The project is “now over 80 percent complete and it’s been a tremendous success,” Vashro says.
Perhaps the biggest controversy of his career, and one that will be left to his successor, has been the Confederated Salish-Kootenai Tribes proposal to initiate a gill-netting program on Flathead Lake to suppress the non-native lake trout population for the benefit of bull trout and cutthroat trout.
Montana Fish, Wildlife and Parks has declined to participate, citing problems with the public review process used by the tribes, and also raising concerns about unintended consequences the effort may produce.
Vashro recalls that mysis shrimp were introduced in the Flathead Basin in 1968, the year he graduated from high school, with the good intentions of creating more robust fisheries. But by the early 1980s, just as he was coming on board in Region One, the mysis population proliferated and caused a lake trout population boom that turned Flathead Lake’s aquatic ecology upside down.
“People say they want the lake to be the way it was back in the early 1980s. Well, you can’t, because that lake no longer exists,” Vashro said, mainly because the underlying problem of mysis shrimp still exists.
“It was done with good intentions but without adequate analysis,” Vashro says of the mysis introduction. “There hasn’t been a single week that I haven’t heard that Fish, Wildlife and Parks screwed things up by planting mysis.”
He says that’s the reason the state wants thorough review and complete caution in moving forward with more aggressive lake-trout suppression efforts.
“I don’t want to give (critics) a new topic for the next 45 years,” he says.
Vashro says the time has come for him to relax and dedicate more time to hunting, fishing and other pursuits. He currently pursues all kinds of fishing opportunities, for many hours every week.
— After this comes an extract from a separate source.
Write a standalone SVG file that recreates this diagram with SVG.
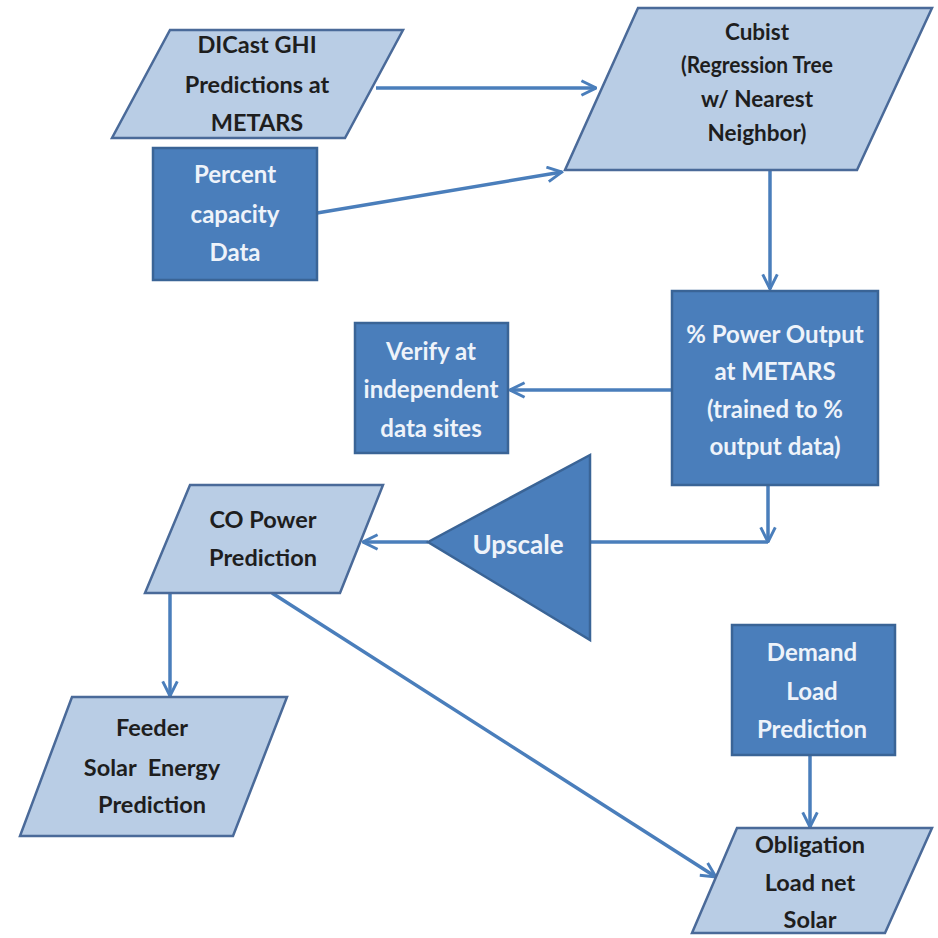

Last summer, he floated the 41-mile length of the South Fork Flathead River through the Bob Marshall Wilderness. He has fished in Alaska, he has caught sturgeon and salmon on the Columbia River, he has fished for albacore off the Washington coast.
But even with all those pursuits, he says “work has been getting in the way.”
Vashro says a successor should be appointed within about three months, assuming management of the state’s largest regional fisheries program. Region One has 43 full-time employees and a $5 million annual budget.
“I don’t think most people realize how big the program is,” he says. “The main thing that makes it work, is it has an incredibly talented and professional staff.”
It’s been a thrill and an honor working with them.”
Vashro said he and his wife, Sandi, will continue to be involved in the community, particularly with programs such as “Hooked on Fishing,” which provides elementary students with an introduction to fishing.
And he’ll continue to be involved with issues that get his attention. “I’m going to have my fingers in things, just with a different approach,” he says.